> _Written task_
Omit the pictures, then write out every entry exactly as it reads.

> _Provided entries_
=====
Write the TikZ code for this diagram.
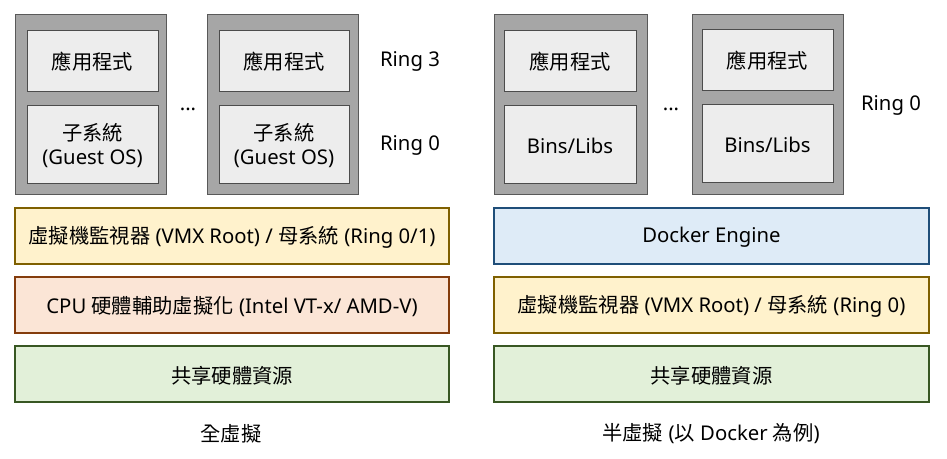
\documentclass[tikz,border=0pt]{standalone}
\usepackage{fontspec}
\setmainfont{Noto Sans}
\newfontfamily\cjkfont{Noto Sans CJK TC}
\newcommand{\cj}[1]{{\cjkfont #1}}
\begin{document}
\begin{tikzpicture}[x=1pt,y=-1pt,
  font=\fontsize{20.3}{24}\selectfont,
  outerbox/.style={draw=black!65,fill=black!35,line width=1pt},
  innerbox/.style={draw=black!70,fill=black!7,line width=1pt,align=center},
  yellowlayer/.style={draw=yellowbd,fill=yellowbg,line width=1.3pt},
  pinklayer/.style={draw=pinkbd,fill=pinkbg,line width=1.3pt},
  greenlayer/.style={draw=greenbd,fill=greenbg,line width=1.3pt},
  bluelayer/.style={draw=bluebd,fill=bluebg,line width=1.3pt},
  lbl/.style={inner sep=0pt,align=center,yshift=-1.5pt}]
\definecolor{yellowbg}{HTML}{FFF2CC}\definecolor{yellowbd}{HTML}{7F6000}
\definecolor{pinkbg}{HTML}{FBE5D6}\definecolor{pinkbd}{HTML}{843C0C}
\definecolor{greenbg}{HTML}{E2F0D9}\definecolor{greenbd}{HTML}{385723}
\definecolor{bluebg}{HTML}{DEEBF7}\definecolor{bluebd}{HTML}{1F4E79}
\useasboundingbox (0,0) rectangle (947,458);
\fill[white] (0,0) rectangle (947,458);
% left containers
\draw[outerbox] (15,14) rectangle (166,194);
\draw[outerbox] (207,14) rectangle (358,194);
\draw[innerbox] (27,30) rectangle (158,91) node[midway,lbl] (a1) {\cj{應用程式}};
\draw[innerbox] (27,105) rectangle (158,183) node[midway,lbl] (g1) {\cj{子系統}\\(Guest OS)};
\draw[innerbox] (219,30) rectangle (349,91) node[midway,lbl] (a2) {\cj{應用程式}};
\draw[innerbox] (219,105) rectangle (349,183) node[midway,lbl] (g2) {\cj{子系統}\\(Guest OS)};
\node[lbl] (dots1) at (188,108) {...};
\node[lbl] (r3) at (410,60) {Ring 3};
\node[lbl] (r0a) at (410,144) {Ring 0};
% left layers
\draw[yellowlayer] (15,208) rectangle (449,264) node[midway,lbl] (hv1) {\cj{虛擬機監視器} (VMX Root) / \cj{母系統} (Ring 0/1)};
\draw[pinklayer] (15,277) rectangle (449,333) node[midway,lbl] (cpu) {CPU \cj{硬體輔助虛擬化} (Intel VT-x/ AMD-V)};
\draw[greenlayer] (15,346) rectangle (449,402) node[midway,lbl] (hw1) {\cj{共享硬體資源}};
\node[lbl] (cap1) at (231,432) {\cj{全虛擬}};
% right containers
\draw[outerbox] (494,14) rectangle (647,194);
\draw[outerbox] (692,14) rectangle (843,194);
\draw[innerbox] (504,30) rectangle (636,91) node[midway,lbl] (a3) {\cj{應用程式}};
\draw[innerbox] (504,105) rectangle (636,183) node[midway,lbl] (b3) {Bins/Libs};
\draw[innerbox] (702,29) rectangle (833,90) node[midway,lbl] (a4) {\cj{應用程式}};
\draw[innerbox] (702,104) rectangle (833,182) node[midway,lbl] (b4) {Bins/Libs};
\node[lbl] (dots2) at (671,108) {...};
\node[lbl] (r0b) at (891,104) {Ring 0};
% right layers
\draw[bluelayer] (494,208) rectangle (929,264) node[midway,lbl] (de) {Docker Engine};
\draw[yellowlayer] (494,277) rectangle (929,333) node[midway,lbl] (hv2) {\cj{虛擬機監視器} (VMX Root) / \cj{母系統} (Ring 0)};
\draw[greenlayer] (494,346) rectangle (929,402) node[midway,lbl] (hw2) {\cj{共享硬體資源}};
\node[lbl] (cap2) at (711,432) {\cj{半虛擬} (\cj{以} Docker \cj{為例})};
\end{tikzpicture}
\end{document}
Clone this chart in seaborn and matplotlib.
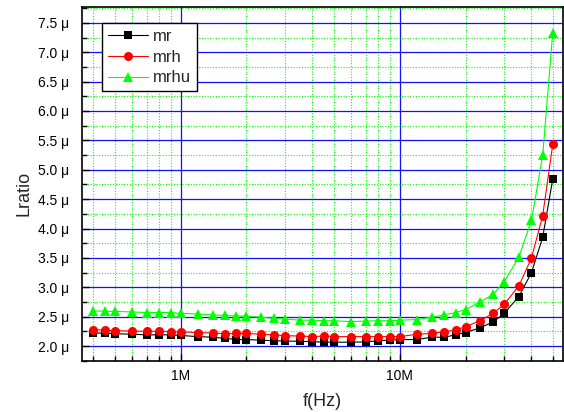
=====
> _Correct response_
Write the TikZ code for this diagram.
\documentclass[tikz,border=0pt]{standalone}
\usepackage{fontspec}
\setmainfont{Noto Sans}
\newfontfamily\cjkfont{Noto Sans CJK TC}
\newcommand{\cj}[1]{{\cjkfont #1}}
\begin{document}
\begin{tikzpicture}[x=1pt,y=-1pt,
  font=\fontsize{20.3}{24}\selectfont,
  outerbox/.style={draw=black!65,fill=black!35,line width=1pt},
  innerbox/.style={draw=black!70,fill=black!7,line width=1pt,align=center},
  yellowlayer/.style={draw=yellowbd,fill=yellowbg,line width=1.3pt},
  pinklayer/.style={draw=pinkbd,fill=pinkbg,line width=1.3pt},
  greenlayer/.style={draw=greenbd,fill=greenbg,line width=1.3pt},
  bluelayer/.style={draw=bluebd,fill=bluebg,line width=1.3pt},
  lbl/.style={inner sep=0pt,align=center,yshift=-1.5pt}]
\definecolor{yellowbg}{HTML}{FFF2CC}\definecolor{yellowbd}{HTML}{7F6000}
\definecolor{pinkbg}{HTML}{FBE5D6}\definecolor{pinkbd}{HTML}{843C0C}
\definecolor{greenbg}{HTML}{E2F0D9}\definecolor{greenbd}{HTML}{385723}
\definecolor{bluebg}{HTML}{DEEBF7}\definecolor{bluebd}{HTML}{1F4E79}
\useasboundingbox (0,0) rectangle (947,458);
\fill[white] (0,0) rectangle (947,458);
% left containers
\draw[outerbox] (15,14) rectangle (166,194);
\draw[outerbox] (207,14) rectangle (358,194);
\draw[innerbox] (27,30) rectangle (158,91) node[midway,lbl] (a1) {\cj{應用程式}};
\draw[innerbox] (27,105) rectangle (158,183) node[midway,lbl] (g1) {\cj{子系統}\\(Guest OS)};
\draw[innerbox] (219,30) rectangle (349,91) node[midway,lbl] (a2) {\cj{應用程式}};
\draw[innerbox] (219,105) rectangle (349,183) node[midway,lbl] (g2) {\cj{子系統}\\(Guest OS)};
\node[lbl] (dots1) at (188,108) {...};
\node[lbl] (r3) at (410,60) {Ring 3};
\node[lbl] (r0a) at (410,144) {Ring 0};
% left layers
\draw[yellowlayer] (15,208) rectangle (449,264) node[midway,lbl] (hv1) {\cj{虛擬機監視器} (VMX Root) / \cj{母系統} (Ring 0/1)};
\draw[pinklayer] (15,277) rectangle (449,333) node[midway,lbl] (cpu) {CPU \cj{硬體輔助虛擬化} (Intel VT-x/ AMD-V)};
\draw[greenlayer] (15,346) rectangle (449,402) node[midway,lbl] (hw1) {\cj{共享硬體資源}};
\node[lbl] (cap1) at (231,432) {\cj{全虛擬}};
% right containers
\draw[outerbox] (494,14) rectangle (647,194);
\draw[outerbox] (692,14) rectangle (843,194);
\draw[innerbox] (504,30) rectangle (636,91) node[midway,lbl] (a3) {\cj{應用程式}};
\draw[innerbox] (504,105) rectangle (636,183) node[midway,lbl] (b3) {Bins/Libs};
\draw[innerbox] (702,29) rectangle (833,90) node[midway,lbl] (a4) {\cj{應用程式}};
\draw[innerbox] (702,104) rectangle (833,182) node[midway,lbl] (b4) {Bins/Libs};
\node[lbl] (dots2) at (671,108) {...};
\node[lbl] (r0b) at (891,104) {Ring 0};
% right layers
\draw[bluelayer] (494,208) rectangle (929,264) node[midway,lbl] (de) {Docker Engine};
\draw[yellowlayer] (494,277) rectangle (929,333) node[midway,lbl] (hv2) {\cj{虛擬機監視器} (VMX Root) / \cj{母系統} (Ring 0)};
\draw[greenlayer] (494,346) rectangle (929,402) node[midway,lbl] (hw2) {\cj{共享硬體資源}};
\node[lbl] (cap2) at (711,432) {\cj{半虛擬} (\cj{以} Docker \cj{為例})};
\end{tikzpicture}
\end{document}
Clone this chart in seaborn and matplotlib.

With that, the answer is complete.